◆ **STORED DATA**:
** begin **
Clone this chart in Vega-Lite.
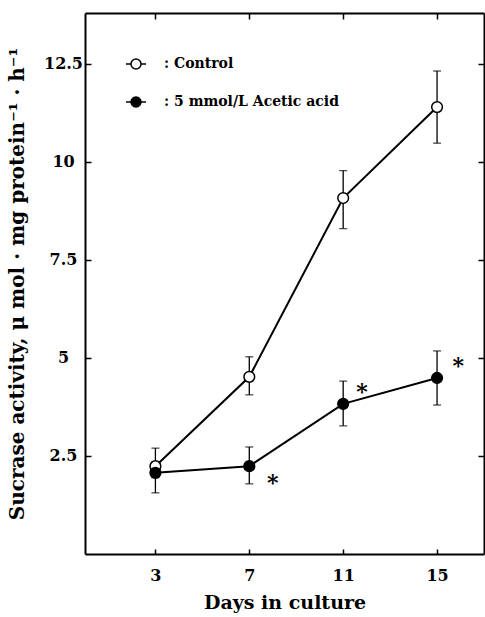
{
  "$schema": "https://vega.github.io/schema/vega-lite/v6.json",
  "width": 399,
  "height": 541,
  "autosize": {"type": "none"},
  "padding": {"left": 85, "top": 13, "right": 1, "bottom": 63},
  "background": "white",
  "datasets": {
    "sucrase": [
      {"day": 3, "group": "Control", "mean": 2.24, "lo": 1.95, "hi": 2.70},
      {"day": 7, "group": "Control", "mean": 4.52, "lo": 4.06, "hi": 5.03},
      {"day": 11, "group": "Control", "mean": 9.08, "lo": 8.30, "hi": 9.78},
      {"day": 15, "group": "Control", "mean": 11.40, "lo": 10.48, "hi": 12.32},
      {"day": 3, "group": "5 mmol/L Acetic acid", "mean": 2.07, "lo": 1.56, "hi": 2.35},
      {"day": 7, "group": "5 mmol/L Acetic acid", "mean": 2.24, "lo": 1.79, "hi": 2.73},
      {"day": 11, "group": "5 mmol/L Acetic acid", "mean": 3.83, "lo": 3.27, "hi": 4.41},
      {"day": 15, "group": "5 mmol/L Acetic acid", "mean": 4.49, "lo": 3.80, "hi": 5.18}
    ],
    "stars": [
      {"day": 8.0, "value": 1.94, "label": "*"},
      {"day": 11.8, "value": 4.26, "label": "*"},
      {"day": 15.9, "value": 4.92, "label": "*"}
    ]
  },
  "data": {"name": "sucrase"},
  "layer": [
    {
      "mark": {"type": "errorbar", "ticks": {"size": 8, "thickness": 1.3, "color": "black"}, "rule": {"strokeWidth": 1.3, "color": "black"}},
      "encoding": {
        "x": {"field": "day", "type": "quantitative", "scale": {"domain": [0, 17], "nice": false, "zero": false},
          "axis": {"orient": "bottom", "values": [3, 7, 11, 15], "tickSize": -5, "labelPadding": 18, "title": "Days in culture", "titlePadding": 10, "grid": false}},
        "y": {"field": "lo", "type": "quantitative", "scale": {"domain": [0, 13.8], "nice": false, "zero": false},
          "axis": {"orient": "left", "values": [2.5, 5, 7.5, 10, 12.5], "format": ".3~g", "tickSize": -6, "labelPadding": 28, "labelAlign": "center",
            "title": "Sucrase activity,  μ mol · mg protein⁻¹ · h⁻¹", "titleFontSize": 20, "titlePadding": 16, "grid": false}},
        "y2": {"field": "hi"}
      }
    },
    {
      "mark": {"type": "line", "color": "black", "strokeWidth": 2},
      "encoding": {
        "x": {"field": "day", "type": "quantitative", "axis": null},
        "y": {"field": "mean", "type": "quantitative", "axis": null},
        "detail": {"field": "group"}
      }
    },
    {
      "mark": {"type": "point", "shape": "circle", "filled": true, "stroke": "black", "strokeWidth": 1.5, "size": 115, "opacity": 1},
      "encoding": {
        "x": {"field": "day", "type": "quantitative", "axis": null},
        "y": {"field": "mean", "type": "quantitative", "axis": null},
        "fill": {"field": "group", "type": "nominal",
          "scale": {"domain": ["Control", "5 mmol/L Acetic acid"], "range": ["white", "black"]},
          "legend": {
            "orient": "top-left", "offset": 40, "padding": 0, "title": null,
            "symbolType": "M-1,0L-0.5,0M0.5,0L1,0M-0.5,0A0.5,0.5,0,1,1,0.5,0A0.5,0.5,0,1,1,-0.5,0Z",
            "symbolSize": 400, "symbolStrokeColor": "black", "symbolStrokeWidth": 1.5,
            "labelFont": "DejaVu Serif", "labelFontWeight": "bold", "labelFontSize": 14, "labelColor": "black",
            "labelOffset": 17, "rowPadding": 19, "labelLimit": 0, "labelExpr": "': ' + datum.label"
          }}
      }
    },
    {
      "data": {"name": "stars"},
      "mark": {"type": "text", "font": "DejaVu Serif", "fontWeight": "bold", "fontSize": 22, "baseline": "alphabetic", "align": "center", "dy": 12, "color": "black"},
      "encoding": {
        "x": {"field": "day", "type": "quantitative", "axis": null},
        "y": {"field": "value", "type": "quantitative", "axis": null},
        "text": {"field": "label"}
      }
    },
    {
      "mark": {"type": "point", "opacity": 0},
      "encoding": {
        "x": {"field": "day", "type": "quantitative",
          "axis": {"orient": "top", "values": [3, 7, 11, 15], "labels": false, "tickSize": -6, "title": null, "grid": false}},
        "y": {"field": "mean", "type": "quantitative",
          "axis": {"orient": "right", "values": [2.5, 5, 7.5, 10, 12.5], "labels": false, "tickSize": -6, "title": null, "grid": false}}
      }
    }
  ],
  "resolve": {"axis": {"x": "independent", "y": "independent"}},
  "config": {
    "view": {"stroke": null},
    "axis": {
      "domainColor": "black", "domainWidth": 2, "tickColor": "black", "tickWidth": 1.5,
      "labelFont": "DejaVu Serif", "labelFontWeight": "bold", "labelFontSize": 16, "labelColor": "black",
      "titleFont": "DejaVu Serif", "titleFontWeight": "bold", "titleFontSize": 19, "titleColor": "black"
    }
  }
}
** end **
◆ **YOUR OBJECTIVE**: Write out again every line above exactly as given; the pictures do not belong in the copy.

◆ **FINAL ANSWER**:
Clone this chart in Vega-Lite.
{
  "$schema": "https://vega.github.io/schema/vega-lite/v6.json",
  "width": 399,
  "height": 541,
  "autosize": {"type": "none"},
  "padding": {"left": 85, "top": 13, "right": 1, "bottom": 63},
  "background": "white",
  "datasets": {
    "sucrase": [
      {"day": 3, "group": "Control", "mean": 2.24, "lo": 1.95, "hi": 2.70},
      {"day": 7, "group": "Control", "mean": 4.52, "lo": 4.06, "hi": 5.03},
      {"day": 11, "group": "Control", "mean": 9.08, "lo": 8.30, "hi": 9.78},
      {"day": 15, "group": "Control", "mean": 11.40, "lo": 10.48, "hi": 12.32},
      {"day": 3, "group": "5 mmol/L Acetic acid", "mean": 2.07, "lo": 1.56, "hi": 2.35},
      {"day": 7, "group": "5 mmol/L Acetic acid", "mean": 2.24, "lo": 1.79, "hi": 2.73},
      {"day": 11, "group": "5 mmol/L Acetic acid", "mean": 3.83, "lo": 3.27, "hi": 4.41},
      {"day": 15, "group": "5 mmol/L Acetic acid", "mean": 4.49, "lo": 3.80, "hi": 5.18}
    ],
    "stars": [
      {"day": 8.0, "value": 1.94, "label": "*"},
      {"day": 11.8, "value": 4.26, "label": "*"},
      {"day": 15.9, "value": 4.92, "label": "*"}
    ]
  },
  "data": {"name": "sucrase"},
  "layer": [
    {
      "mark": {"type": "errorbar", "ticks": {"size": 8, "thickness": 1.3, "color": "black"}, "rule": {"strokeWidth": 1.3, "color": "black"}},
      "encoding": {
        "x": {"field": "day", "type": "quantitative", "scale": {"domain": [0, 17], "nice": false, "zero": false},
          "axis": {"orient": "bottom", "values": [3, 7, 11, 15], "tickSize": -5, "labelPadding": 18, "title": "Days in culture", "titlePadding": 10, "grid": false}},
        "y": {"field": "lo", "type": "quantitative", "scale": {"domain": [0, 13.8], "nice": false, "zero": false},
          "axis": {"orient": "left", "values": [2.5, 5, 7.5, 10, 12.5], "format": ".3~g", "tickSize": -6, "labelPadding": 28, "labelAlign": "center",
            "title": "Sucrase activity,  μ mol · mg protein⁻¹ · h⁻¹", "titleFontSize": 20, "titlePadding": 16, "grid": false}},
        "y2": {"field": "hi"}
      }
    },
    {
      "mark": {"type": "line", "color": "black", "strokeWidth": 2},
      "encoding": {
        "x": {"field": "day", "type": "quantitative", "axis": null},
        "y": {"field": "mean", "type": "quantitative", "axis": null},
        "detail": {"field": "group"}
      }
    },
    {
      "mark": {"type": "point", "shape": "circle", "filled": true, "stroke": "black", "strokeWidth": 1.5, "size": 115, "opacity": 1},
      "encoding": {
        "x": {"field": "day", "type": "quantitative", "axis": null},
        "y": {"field": "mean", "type": "quantitative", "axis": null},
        "fill": {"field": "group", "type": "nominal",
          "scale": {"domain": ["Control", "5 mmol/L Acetic acid"], "range": ["white", "black"]},
          "legend": {
            "orient": "top-left", "offset": 40, "padding": 0, "title": null,
            "symbolType": "M-1,0L-0.5,0M0.5,0L1,0M-0.5,0A0.5,0.5,0,1,1,0.5,0A0.5,0.5,0,1,1,-0.5,0Z",
            "symbolSize": 400, "symbolStrokeColor": "black", "symbolStrokeWidth": 1.5,
            "labelFont": "DejaVu Serif", "labelFontWeight": "bold", "labelFontSize": 14, "labelColor": "black",
            "labelOffset": 17, "rowPadding": 19, "labelLimit": 0, "labelExpr": "': ' + datum.label"
          }}
      }
    },
    {
      "data": {"name": "stars"},
      "mark": {"type": "text", "font": "DejaVu Serif", "fontWeight": "bold", "fontSize": 22, "baseline": "alphabetic", "align": "center", "dy": 12, "color": "black"},
      "encoding": {
        "x": {"field": "day", "type": "quantitative", "axis": null},
        "y": {"field": "value", "type": "quantitative", "axis": null},
        "text": {"field": "label"}
      }
    },
    {
      "mark": {"type": "point", "opacity": 0},
      "encoding": {
        "x": {"field": "day", "type": "quantitative",
          "axis": {"orient": "top", "values": [3, 7, 11, 15], "labels": false, "tickSize": -6, "title": null, "grid": false}},
        "y": {"field": "mean", "type": "quantitative",
          "axis": {"orient": "right", "values": [2.5, 5, 7.5, 10, 12.5], "labels": false, "tickSize": -6, "title": null, "grid": false}}
      }
    }
  ],
  "resolve": {"axis": {"x": "independent", "y": "independent"}},
  "config": {
    "view": {"stroke": null},
    "axis": {
      "domainColor": "black", "domainWidth": 2, "tickColor": "black", "tickWidth": 1.5,
      "labelFont": "DejaVu Serif", "labelFontWeight": "bold", "labelFontSize": 16, "labelColor": "black",
      "titleFont": "DejaVu Serif", "titleFontWeight": "bold", "titleFontSize": 19, "titleColor": "black"
    }
  }
}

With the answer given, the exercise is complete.